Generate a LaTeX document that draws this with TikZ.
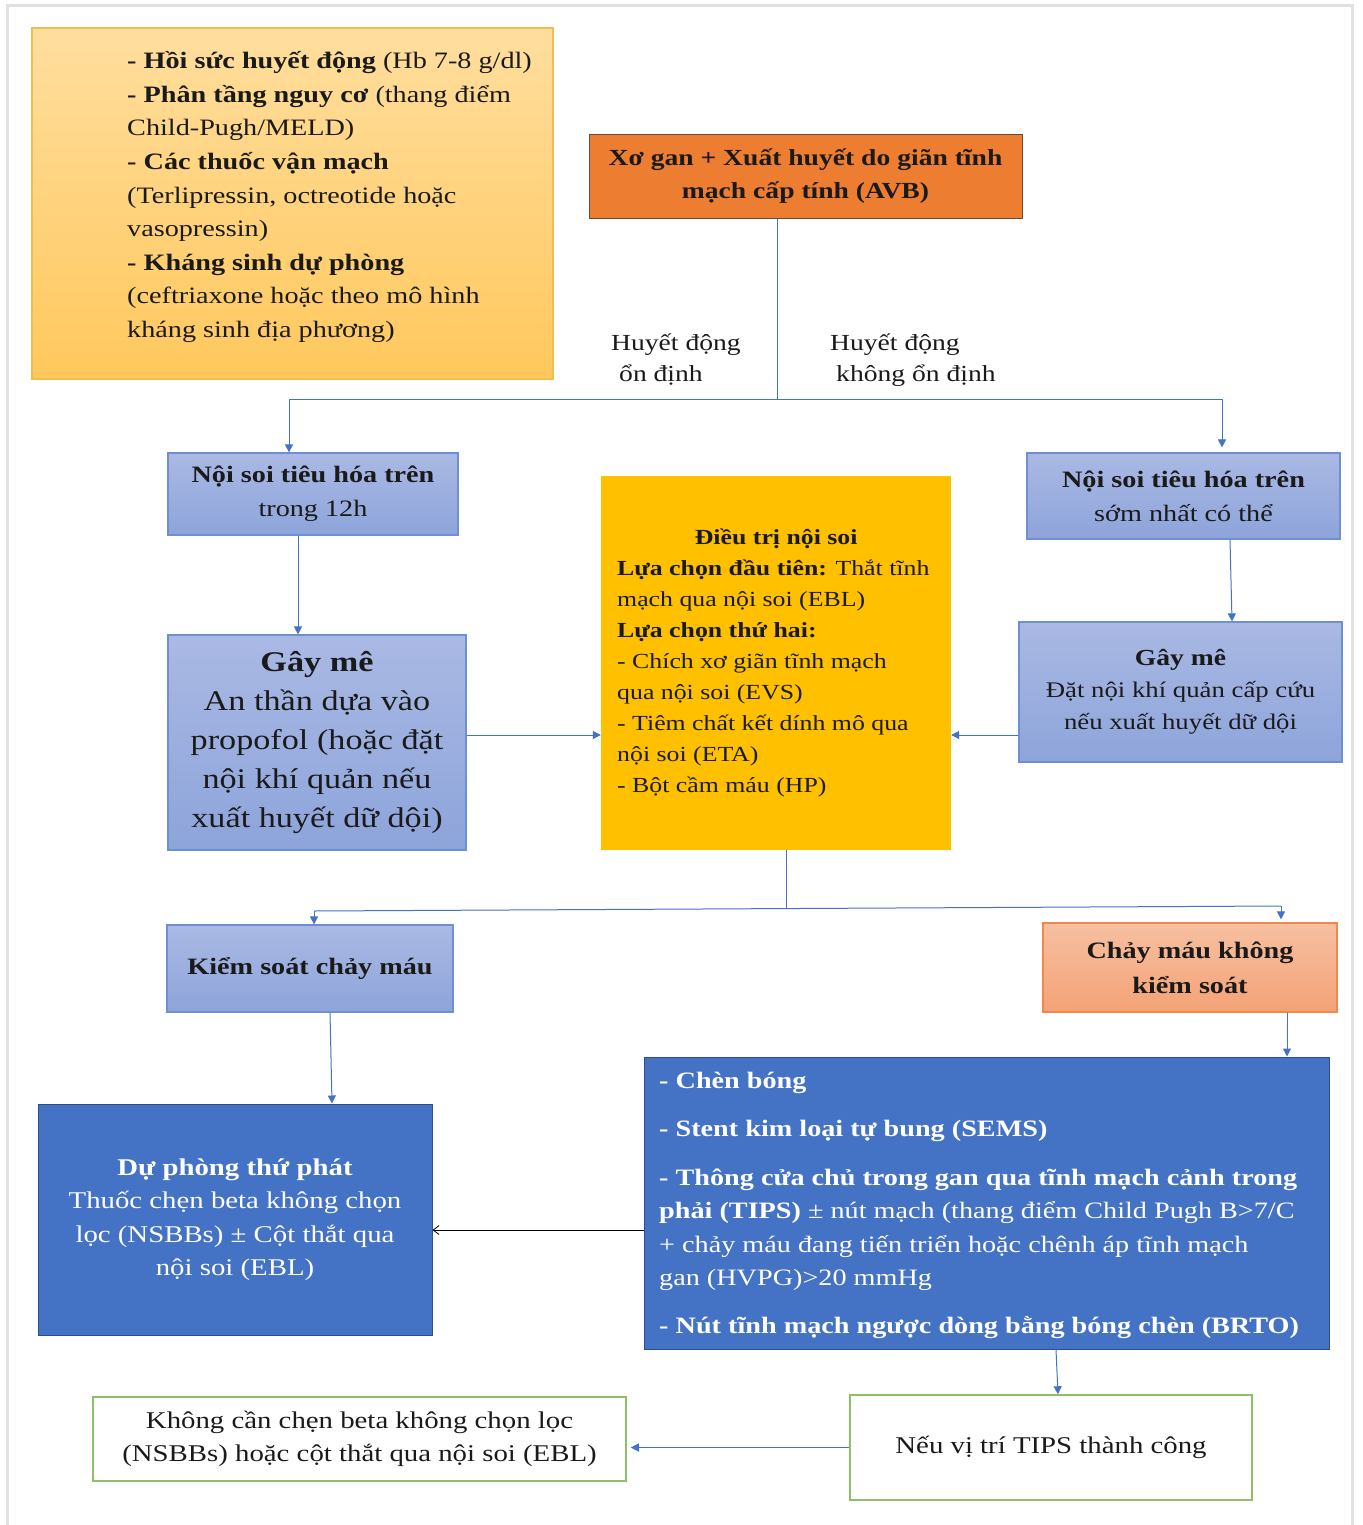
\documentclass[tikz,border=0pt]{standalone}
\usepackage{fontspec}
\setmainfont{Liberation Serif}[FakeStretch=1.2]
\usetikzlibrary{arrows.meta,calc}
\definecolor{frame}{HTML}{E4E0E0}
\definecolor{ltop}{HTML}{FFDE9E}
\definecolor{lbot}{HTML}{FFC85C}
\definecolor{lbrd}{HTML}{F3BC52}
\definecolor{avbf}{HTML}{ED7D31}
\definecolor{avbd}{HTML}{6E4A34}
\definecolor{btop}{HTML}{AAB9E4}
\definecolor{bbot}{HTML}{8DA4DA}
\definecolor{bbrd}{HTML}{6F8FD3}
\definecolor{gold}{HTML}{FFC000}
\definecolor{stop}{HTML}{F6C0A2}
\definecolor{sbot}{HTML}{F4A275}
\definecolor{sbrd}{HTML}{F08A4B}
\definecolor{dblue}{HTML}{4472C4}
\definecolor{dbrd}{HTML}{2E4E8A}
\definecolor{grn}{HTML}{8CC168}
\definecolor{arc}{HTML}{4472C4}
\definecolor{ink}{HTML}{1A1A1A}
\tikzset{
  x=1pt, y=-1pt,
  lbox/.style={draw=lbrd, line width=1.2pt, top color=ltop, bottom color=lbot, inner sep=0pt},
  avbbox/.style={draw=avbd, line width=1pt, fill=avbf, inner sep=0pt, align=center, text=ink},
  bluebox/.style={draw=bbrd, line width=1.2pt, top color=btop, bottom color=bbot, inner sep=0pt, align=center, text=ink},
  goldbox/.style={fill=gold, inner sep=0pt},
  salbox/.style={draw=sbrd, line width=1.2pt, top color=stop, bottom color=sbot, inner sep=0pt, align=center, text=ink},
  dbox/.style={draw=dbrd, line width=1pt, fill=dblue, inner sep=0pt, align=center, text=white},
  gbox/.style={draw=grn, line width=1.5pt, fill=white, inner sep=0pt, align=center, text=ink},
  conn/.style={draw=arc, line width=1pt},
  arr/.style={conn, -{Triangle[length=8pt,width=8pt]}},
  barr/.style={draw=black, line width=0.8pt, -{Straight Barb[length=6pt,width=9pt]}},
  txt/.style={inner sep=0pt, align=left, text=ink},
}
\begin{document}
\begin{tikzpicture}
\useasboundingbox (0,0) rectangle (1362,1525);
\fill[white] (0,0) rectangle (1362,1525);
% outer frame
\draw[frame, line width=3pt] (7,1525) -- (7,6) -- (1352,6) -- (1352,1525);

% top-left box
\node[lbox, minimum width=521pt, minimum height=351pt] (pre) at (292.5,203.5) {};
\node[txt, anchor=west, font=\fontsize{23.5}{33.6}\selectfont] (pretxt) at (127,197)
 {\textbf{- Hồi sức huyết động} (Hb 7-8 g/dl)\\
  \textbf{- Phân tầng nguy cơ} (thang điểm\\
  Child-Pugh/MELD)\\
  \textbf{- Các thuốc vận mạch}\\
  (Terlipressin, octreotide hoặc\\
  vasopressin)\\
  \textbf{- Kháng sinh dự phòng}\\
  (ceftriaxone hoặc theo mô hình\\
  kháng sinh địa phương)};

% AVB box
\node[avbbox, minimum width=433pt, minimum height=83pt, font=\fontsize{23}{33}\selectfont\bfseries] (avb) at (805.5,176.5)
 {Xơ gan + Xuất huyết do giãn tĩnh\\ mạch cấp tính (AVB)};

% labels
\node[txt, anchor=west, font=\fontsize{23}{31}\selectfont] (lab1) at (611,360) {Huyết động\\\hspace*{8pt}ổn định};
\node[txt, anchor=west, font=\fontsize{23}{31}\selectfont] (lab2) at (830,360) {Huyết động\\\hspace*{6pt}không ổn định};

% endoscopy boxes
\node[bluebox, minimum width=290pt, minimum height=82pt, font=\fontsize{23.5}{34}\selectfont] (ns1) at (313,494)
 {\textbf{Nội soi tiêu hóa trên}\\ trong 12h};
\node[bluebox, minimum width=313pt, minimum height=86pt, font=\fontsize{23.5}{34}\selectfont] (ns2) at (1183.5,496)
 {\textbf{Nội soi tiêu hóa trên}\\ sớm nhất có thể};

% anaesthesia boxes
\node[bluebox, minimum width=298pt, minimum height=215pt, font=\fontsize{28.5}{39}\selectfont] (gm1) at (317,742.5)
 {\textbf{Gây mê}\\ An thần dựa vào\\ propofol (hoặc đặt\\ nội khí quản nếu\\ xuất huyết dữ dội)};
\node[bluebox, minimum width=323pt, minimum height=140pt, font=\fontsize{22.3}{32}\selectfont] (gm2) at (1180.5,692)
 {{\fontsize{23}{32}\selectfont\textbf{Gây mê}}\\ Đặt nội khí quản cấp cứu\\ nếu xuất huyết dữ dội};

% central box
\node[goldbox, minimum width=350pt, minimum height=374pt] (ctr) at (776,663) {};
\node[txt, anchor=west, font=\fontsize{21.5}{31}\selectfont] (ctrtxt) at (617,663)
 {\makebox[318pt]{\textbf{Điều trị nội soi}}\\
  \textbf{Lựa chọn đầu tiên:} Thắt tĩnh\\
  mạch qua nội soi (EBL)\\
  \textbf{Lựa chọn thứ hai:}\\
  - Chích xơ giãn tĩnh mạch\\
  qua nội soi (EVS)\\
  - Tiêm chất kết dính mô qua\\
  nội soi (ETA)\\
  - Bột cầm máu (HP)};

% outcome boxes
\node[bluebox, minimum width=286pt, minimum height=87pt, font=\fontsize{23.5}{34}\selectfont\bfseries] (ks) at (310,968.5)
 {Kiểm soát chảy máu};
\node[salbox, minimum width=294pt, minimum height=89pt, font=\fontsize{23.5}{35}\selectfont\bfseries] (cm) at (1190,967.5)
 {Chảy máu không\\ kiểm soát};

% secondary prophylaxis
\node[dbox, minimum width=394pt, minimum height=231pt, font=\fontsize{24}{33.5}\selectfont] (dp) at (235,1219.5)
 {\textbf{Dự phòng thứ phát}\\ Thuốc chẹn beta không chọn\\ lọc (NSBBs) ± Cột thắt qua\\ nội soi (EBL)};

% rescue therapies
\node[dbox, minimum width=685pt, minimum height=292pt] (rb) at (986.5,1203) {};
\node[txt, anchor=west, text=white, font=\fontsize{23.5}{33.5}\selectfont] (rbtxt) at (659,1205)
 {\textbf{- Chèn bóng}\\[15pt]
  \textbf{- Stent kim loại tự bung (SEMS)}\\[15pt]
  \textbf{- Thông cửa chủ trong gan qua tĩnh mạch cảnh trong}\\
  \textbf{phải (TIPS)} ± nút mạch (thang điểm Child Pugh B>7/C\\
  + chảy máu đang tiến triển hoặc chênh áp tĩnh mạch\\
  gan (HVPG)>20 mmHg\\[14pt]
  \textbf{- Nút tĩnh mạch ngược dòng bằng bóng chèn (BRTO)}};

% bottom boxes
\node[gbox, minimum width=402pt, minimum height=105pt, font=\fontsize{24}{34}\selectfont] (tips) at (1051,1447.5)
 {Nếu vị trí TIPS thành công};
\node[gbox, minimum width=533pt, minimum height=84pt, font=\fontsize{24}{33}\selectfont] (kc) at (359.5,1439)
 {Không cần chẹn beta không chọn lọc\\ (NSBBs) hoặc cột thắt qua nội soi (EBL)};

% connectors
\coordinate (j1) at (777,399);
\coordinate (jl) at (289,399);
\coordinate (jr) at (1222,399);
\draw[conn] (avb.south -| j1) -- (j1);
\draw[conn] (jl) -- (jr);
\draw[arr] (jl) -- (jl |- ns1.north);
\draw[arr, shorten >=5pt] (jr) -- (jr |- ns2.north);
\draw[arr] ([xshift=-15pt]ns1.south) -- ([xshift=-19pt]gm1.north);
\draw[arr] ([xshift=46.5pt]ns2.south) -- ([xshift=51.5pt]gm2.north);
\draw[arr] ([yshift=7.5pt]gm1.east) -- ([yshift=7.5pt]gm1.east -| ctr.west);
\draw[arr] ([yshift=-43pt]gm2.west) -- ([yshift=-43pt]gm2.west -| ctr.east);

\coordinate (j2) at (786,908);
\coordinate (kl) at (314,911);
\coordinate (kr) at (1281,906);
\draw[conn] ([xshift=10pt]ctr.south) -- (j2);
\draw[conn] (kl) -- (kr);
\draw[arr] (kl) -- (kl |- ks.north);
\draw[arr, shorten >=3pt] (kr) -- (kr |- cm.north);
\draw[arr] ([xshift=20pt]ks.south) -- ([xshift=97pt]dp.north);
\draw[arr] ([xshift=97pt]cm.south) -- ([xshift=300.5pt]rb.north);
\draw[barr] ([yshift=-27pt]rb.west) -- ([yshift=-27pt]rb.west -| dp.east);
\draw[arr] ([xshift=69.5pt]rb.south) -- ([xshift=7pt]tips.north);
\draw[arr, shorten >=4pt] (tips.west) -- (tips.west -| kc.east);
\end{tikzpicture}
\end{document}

## THE REQUEST
Could the lines from the top of the material through the line with "(1352,6) -- (1352,1525);" be repeated exactly, pictures left out?

## THE RESPONSE
Generate a LaTeX document that draws this with TikZ.
\documentclass[tikz,border=0pt]{standalone}
\usepackage{fontspec}
\setmainfont{Liberation Serif}[FakeStretch=1.2]
\usetikzlibrary{arrows.meta,calc}
\definecolor{frame}{HTML}{E4E0E0}
\definecolor{ltop}{HTML}{FFDE9E}
\definecolor{lbot}{HTML}{FFC85C}
\definecolor{lbrd}{HTML}{F3BC52}
\definecolor{avbf}{HTML}{ED7D31}
\definecolor{avbd}{HTML}{6E4A34}
\definecolor{btop}{HTML}{AAB9E4}
\definecolor{bbot}{HTML}{8DA4DA}
\definecolor{bbrd}{HTML}{6F8FD3}
\definecolor{gold}{HTML}{FFC000}
\definecolor{stop}{HTML}{F6C0A2}
\definecolor{sbot}{HTML}{F4A275}
\definecolor{sbrd}{HTML}{F08A4B}
\definecolor{dblue}{HTML}{4472C4}
\definecolor{dbrd}{HTML}{2E4E8A}
\definecolor{grn}{HTML}{8CC168}
\definecolor{arc}{HTML}{4472C4}
\definecolor{ink}{HTML}{1A1A1A}
\tikzset{
  x=1pt, y=-1pt,
  lbox/.style={draw=lbrd, line width=1.2pt, top color=ltop, bottom color=lbot, inner sep=0pt},
  avbbox/.style={draw=avbd, line width=1pt, fill=avbf, inner sep=0pt, align=center, text=ink},
  bluebox/.style={draw=bbrd, line width=1.2pt, top color=btop, bottom color=bbot, inner sep=0pt, align=center, text=ink},
  goldbox/.style={fill=gold, inner sep=0pt},
  salbox/.style={draw=sbrd, line width=1.2pt, top color=stop, bottom color=sbot, inner sep=0pt, align=center, text=ink},
  dbox/.style={draw=dbrd, line width=1pt, fill=dblue, inner sep=0pt, align=center, text=white},
  gbox/.style={draw=grn, line width=1.5pt, fill=white, inner sep=0pt, align=center, text=ink},
  conn/.style={draw=arc, line width=1pt},
  arr/.style={conn, -{Triangle[length=8pt,width=8pt]}},
  barr/.style={draw=black, line width=0.8pt, -{Straight Barb[length=6pt,width=9pt]}},
  txt/.style={inner sep=0pt, align=left, text=ink},
}
\begin{document}
\begin{tikzpicture}
\useasboundingbox (0,0) rectangle (1362,1525);
\fill[white] (0,0) rectangle (1362,1525);
% outer frame
\draw[frame, line width=3pt] (7,1525) -- (7,6) -- (1352,6) -- (1352,1525);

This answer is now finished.